:: MATERIAL PROVIDED ::

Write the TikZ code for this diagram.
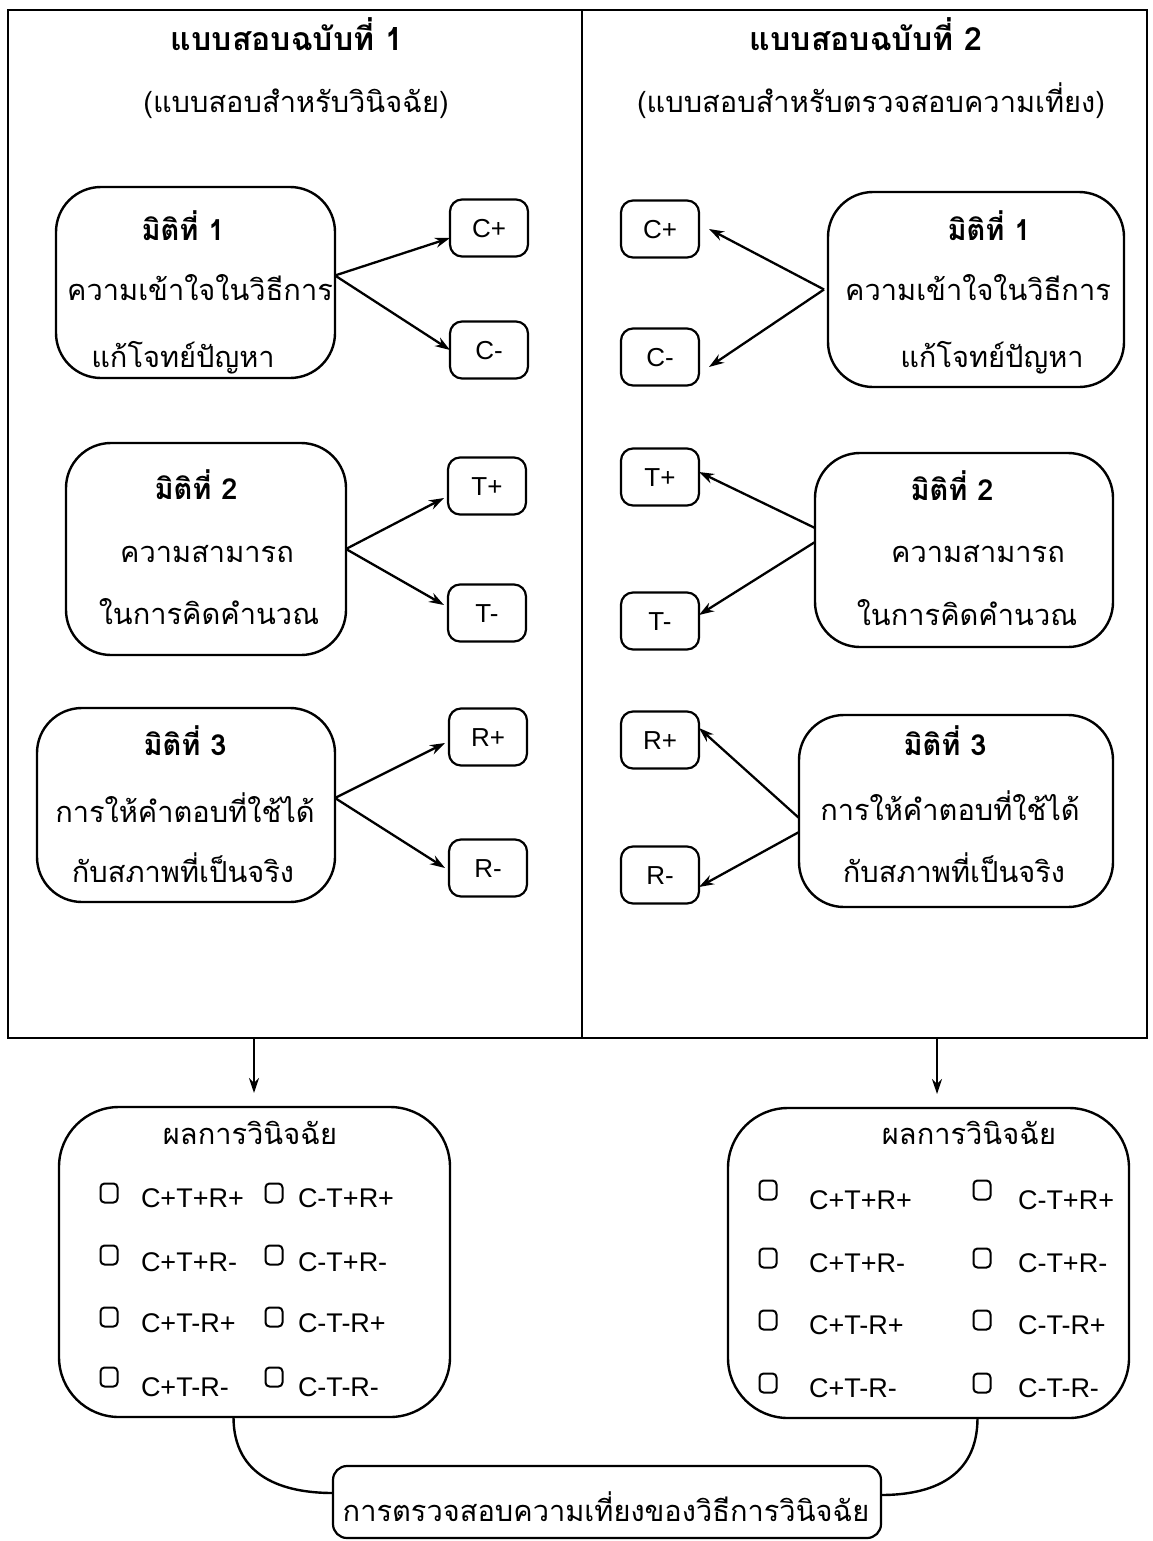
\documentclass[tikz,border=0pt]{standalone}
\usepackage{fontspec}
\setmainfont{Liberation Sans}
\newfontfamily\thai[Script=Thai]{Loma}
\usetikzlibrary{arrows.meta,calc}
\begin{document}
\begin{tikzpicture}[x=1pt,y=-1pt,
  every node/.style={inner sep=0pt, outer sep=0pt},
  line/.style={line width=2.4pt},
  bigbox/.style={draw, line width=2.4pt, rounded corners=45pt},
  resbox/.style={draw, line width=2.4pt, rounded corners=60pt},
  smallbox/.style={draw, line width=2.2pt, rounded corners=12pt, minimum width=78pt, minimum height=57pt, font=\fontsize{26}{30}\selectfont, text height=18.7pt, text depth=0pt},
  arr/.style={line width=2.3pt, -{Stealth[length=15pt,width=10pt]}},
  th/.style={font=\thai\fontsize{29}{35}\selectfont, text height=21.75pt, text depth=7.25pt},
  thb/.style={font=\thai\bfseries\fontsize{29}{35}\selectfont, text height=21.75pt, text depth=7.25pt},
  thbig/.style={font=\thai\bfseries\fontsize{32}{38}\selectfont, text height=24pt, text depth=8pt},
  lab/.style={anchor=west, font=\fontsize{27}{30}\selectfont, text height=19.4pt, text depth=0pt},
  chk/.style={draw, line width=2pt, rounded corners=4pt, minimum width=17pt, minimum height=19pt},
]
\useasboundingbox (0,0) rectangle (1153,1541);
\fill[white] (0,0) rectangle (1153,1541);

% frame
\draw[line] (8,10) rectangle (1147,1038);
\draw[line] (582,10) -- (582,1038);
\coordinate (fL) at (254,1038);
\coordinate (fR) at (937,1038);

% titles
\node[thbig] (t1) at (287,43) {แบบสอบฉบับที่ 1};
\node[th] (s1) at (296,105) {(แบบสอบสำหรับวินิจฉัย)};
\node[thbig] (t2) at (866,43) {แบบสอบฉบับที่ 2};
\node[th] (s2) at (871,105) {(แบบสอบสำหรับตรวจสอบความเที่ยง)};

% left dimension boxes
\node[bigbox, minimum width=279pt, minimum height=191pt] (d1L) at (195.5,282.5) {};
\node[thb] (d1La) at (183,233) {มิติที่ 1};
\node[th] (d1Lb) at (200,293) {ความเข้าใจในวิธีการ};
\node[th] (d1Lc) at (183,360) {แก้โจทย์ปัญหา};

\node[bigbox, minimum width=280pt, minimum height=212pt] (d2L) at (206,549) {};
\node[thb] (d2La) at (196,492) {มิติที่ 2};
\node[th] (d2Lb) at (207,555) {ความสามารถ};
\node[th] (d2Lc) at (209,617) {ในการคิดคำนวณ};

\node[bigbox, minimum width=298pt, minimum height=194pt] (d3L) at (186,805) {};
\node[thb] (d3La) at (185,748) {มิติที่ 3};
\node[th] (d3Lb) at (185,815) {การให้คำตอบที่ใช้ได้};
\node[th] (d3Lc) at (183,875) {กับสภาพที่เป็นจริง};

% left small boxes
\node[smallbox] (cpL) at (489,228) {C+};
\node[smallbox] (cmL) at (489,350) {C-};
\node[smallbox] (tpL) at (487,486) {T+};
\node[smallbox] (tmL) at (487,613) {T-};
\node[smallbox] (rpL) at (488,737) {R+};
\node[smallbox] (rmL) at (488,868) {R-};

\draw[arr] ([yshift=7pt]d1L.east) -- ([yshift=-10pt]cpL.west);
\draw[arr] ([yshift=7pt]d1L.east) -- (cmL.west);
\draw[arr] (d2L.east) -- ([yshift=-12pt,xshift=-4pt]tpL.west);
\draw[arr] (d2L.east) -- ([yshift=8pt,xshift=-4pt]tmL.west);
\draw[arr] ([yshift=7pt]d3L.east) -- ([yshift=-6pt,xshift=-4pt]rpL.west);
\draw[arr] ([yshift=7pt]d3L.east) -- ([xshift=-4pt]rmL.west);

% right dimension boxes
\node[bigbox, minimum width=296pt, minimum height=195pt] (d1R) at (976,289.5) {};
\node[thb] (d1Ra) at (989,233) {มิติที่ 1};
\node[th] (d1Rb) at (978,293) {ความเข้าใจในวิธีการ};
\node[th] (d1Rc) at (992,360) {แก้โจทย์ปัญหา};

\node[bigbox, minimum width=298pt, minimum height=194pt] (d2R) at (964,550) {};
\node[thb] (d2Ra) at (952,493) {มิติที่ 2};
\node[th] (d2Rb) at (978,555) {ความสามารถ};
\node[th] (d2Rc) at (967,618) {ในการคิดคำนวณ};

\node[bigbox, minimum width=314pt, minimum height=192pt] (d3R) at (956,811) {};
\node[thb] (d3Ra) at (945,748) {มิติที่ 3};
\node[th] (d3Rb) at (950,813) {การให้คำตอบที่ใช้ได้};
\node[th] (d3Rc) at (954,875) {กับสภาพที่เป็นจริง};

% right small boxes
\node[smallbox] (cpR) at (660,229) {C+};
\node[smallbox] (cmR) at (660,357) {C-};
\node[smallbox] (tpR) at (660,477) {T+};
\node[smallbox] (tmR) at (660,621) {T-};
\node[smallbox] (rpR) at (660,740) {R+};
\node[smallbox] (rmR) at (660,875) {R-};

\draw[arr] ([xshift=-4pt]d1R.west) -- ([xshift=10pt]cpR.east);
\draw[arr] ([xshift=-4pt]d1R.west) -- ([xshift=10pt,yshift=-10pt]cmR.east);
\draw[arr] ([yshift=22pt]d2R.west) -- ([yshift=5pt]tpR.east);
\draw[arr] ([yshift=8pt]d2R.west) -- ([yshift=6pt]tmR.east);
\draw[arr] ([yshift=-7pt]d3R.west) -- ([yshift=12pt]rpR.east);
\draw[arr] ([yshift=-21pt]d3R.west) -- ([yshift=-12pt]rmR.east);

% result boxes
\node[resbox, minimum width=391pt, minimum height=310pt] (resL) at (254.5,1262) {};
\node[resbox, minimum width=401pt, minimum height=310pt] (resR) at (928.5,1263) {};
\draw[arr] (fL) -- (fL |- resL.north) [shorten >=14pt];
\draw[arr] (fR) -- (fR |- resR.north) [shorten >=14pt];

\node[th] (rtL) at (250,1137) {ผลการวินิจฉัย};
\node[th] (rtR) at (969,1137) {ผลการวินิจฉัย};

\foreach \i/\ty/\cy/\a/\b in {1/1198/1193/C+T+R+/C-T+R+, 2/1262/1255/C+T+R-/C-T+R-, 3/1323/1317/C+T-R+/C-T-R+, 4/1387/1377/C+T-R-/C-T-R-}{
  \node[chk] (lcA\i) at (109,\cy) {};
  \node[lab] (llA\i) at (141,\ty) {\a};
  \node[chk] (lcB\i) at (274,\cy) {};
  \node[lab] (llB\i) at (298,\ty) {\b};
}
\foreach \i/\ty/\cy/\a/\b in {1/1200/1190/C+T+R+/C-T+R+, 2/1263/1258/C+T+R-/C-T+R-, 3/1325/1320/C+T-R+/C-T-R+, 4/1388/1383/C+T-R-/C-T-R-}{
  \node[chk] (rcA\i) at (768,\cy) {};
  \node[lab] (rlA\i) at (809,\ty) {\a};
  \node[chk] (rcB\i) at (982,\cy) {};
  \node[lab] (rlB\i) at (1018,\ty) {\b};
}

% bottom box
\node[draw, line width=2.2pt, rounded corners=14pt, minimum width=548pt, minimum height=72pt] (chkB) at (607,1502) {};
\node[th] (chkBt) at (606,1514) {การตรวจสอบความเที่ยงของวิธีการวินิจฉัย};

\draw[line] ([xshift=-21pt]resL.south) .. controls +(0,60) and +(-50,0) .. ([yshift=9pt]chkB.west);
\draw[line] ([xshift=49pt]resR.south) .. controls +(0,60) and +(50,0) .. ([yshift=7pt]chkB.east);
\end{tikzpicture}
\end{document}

:::

WHAT NEEDS TO BE DONE: Reproduce all of the data exactly, omitting each picture it holds.

SOLVED EXERCISE:
Write the TikZ code for this diagram.
\documentclass[tikz,border=0pt]{standalone}
\usepackage{fontspec}
\setmainfont{Liberation Sans}
\newfontfamily\thai[Script=Thai]{Loma}
\usetikzlibrary{arrows.meta,calc}
\begin{document}
\begin{tikzpicture}[x=1pt,y=-1pt,
  every node/.style={inner sep=0pt, outer sep=0pt},
  line/.style={line width=2.4pt},
  bigbox/.style={draw, line width=2.4pt, rounded corners=45pt},
  resbox/.style={draw, line width=2.4pt, rounded corners=60pt},
  smallbox/.style={draw, line width=2.2pt, rounded corners=12pt, minimum width=78pt, minimum height=57pt, font=\fontsize{26}{30}\selectfont, text height=18.7pt, text depth=0pt},
  arr/.style={line width=2.3pt, -{Stealth[length=15pt,width=10pt]}},
  th/.style={font=\thai\fontsize{29}{35}\selectfont, text height=21.75pt, text depth=7.25pt},
  thb/.style={font=\thai\bfseries\fontsize{29}{35}\selectfont, text height=21.75pt, text depth=7.25pt},
  thbig/.style={font=\thai\bfseries\fontsize{32}{38}\selectfont, text height=24pt, text depth=8pt},
  lab/.style={anchor=west, font=\fontsize{27}{30}\selectfont, text height=19.4pt, text depth=0pt},
  chk/.style={draw, line width=2pt, rounded corners=4pt, minimum width=17pt, minimum height=19pt},
]
\useasboundingbox (0,0) rectangle (1153,1541);
\fill[white] (0,0) rectangle (1153,1541);

% frame
\draw[line] (8,10) rectangle (1147,1038);
\draw[line] (582,10) -- (582,1038);
\coordinate (fL) at (254,1038);
\coordinate (fR) at (937,1038);

% titles
\node[thbig] (t1) at (287,43) {แบบสอบฉบับที่ 1};
\node[th] (s1) at (296,105) {(แบบสอบสำหรับวินิจฉัย)};
\node[thbig] (t2) at (866,43) {แบบสอบฉบับที่ 2};
\node[th] (s2) at (871,105) {(แบบสอบสำหรับตรวจสอบความเที่ยง)};

% left dimension boxes
\node[bigbox, minimum width=279pt, minimum height=191pt] (d1L) at (195.5,282.5) {};
\node[thb] (d1La) at (183,233) {มิติที่ 1};
\node[th] (d1Lb) at (200,293) {ความเข้าใจในวิธีการ};
\node[th] (d1Lc) at (183,360) {แก้โจทย์ปัญหา};

\node[bigbox, minimum width=280pt, minimum height=212pt] (d2L) at (206,549) {};
\node[thb] (d2La) at (196,492) {มิติที่ 2};
\node[th] (d2Lb) at (207,555) {ความสามารถ};
\node[th] (d2Lc) at (209,617) {ในการคิดคำนวณ};

\node[bigbox, minimum width=298pt, minimum height=194pt] (d3L) at (186,805) {};
\node[thb] (d3La) at (185,748) {มิติที่ 3};
\node[th] (d3Lb) at (185,815) {การให้คำตอบที่ใช้ได้};
\node[th] (d3Lc) at (183,875) {กับสภาพที่เป็นจริง};

% left small boxes
\node[smallbox] (cpL) at (489,228) {C+};
\node[smallbox] (cmL) at (489,350) {C-};
\node[smallbox] (tpL) at (487,486) {T+};
\node[smallbox] (tmL) at (487,613) {T-};
\node[smallbox] (rpL) at (488,737) {R+};
\node[smallbox] (rmL) at (488,868) {R-};

\draw[arr] ([yshift=7pt]d1L.east) -- ([yshift=-10pt]cpL.west);
\draw[arr] ([yshift=7pt]d1L.east) -- (cmL.west);
\draw[arr] (d2L.east) -- ([yshift=-12pt,xshift=-4pt]tpL.west);
\draw[arr] (d2L.east) -- ([yshift=8pt,xshift=-4pt]tmL.west);
\draw[arr] ([yshift=7pt]d3L.east) -- ([yshift=-6pt,xshift=-4pt]rpL.west);
\draw[arr] ([yshift=7pt]d3L.east) -- ([xshift=-4pt]rmL.west);

% right dimension boxes
\node[bigbox, minimum width=296pt, minimum height=195pt] (d1R) at (976,289.5) {};
\node[thb] (d1Ra) at (989,233) {มิติที่ 1};
\node[th] (d1Rb) at (978,293) {ความเข้าใจในวิธีการ};
\node[th] (d1Rc) at (992,360) {แก้โจทย์ปัญหา};

\node[bigbox, minimum width=298pt, minimum height=194pt] (d2R) at (964,550) {};
\node[thb] (d2Ra) at (952,493) {มิติที่ 2};
\node[th] (d2Rb) at (978,555) {ความสามารถ};
\node[th] (d2Rc) at (967,618) {ในการคิดคำนวณ};

\node[bigbox, minimum width=314pt, minimum height=192pt] (d3R) at (956,811) {};
\node[thb] (d3Ra) at (945,748) {มิติที่ 3};
\node[th] (d3Rb) at (950,813) {การให้คำตอบที่ใช้ได้};
\node[th] (d3Rc) at (954,875) {กับสภาพที่เป็นจริง};

% right small boxes
\node[smallbox] (cpR) at (660,229) {C+};
\node[smallbox] (cmR) at (660,357) {C-};
\node[smallbox] (tpR) at (660,477) {T+};
\node[smallbox] (tmR) at (660,621) {T-};
\node[smallbox] (rpR) at (660,740) {R+};
\node[smallbox] (rmR) at (660,875) {R-};

\draw[arr] ([xshift=-4pt]d1R.west) -- ([xshift=10pt]cpR.east);
\draw[arr] ([xshift=-4pt]d1R.west) -- ([xshift=10pt,yshift=-10pt]cmR.east);
\draw[arr] ([yshift=22pt]d2R.west) -- ([yshift=5pt]tpR.east);
\draw[arr] ([yshift=8pt]d2R.west) -- ([yshift=6pt]tmR.east);
\draw[arr] ([yshift=-7pt]d3R.west) -- ([yshift=12pt]rpR.east);
\draw[arr] ([yshift=-21pt]d3R.west) -- ([yshift=-12pt]rmR.east);

% result boxes
\node[resbox, minimum width=391pt, minimum height=310pt] (resL) at (254.5,1262) {};
\node[resbox, minimum width=401pt, minimum height=310pt] (resR) at (928.5,1263) {};
\draw[arr] (fL) -- (fL |- resL.north) [shorten >=14pt];
\draw[arr] (fR) -- (fR |- resR.north) [shorten >=14pt];

\node[th] (rtL) at (250,1137) {ผลการวินิจฉัย};
\node[th] (rtR) at (969,1137) {ผลการวินิจฉัย};

\foreach \i/\ty/\cy/\a/\b in {1/1198/1193/C+T+R+/C-T+R+, 2/1262/1255/C+T+R-/C-T+R-, 3/1323/1317/C+T-R+/C-T-R+, 4/1387/1377/C+T-R-/C-T-R-}{
  \node[chk] (lcA\i) at (109,\cy) {};
  \node[lab] (llA\i) at (141,\ty) {\a};
  \node[chk] (lcB\i) at (274,\cy) {};
  \node[lab] (llB\i) at (298,\ty) {\b};
}
\foreach \i/\ty/\cy/\a/\b in {1/1200/1190/C+T+R+/C-T+R+, 2/1263/1258/C+T+R-/C-T+R-, 3/1325/1320/C+T-R+/C-T-R+, 4/1388/1383/C+T-R-/C-T-R-}{
  \node[chk] (rcA\i) at (768,\cy) {};
  \node[lab] (rlA\i) at (809,\ty) {\a};
  \node[chk] (rcB\i) at (982,\cy) {};
  \node[lab] (rlB\i) at (1018,\ty) {\b};
}

% bottom box
\node[draw, line width=2.2pt, rounded corners=14pt, minimum width=548pt, minimum height=72pt] (chkB) at (607,1502) {};
\node[th] (chkBt) at (606,1514) {การตรวจสอบความเที่ยงของวิธีการวินิจฉัย};

\draw[line] ([xshift=-21pt]resL.south) .. controls +(0,60) and +(-50,0) .. ([yshift=9pt]chkB.west);
\draw[line] ([xshift=49pt]resR.south) .. controls +(0,60) and +(50,0) .. ([yshift=7pt]chkB.east);
\end{tikzpicture}
\end{document}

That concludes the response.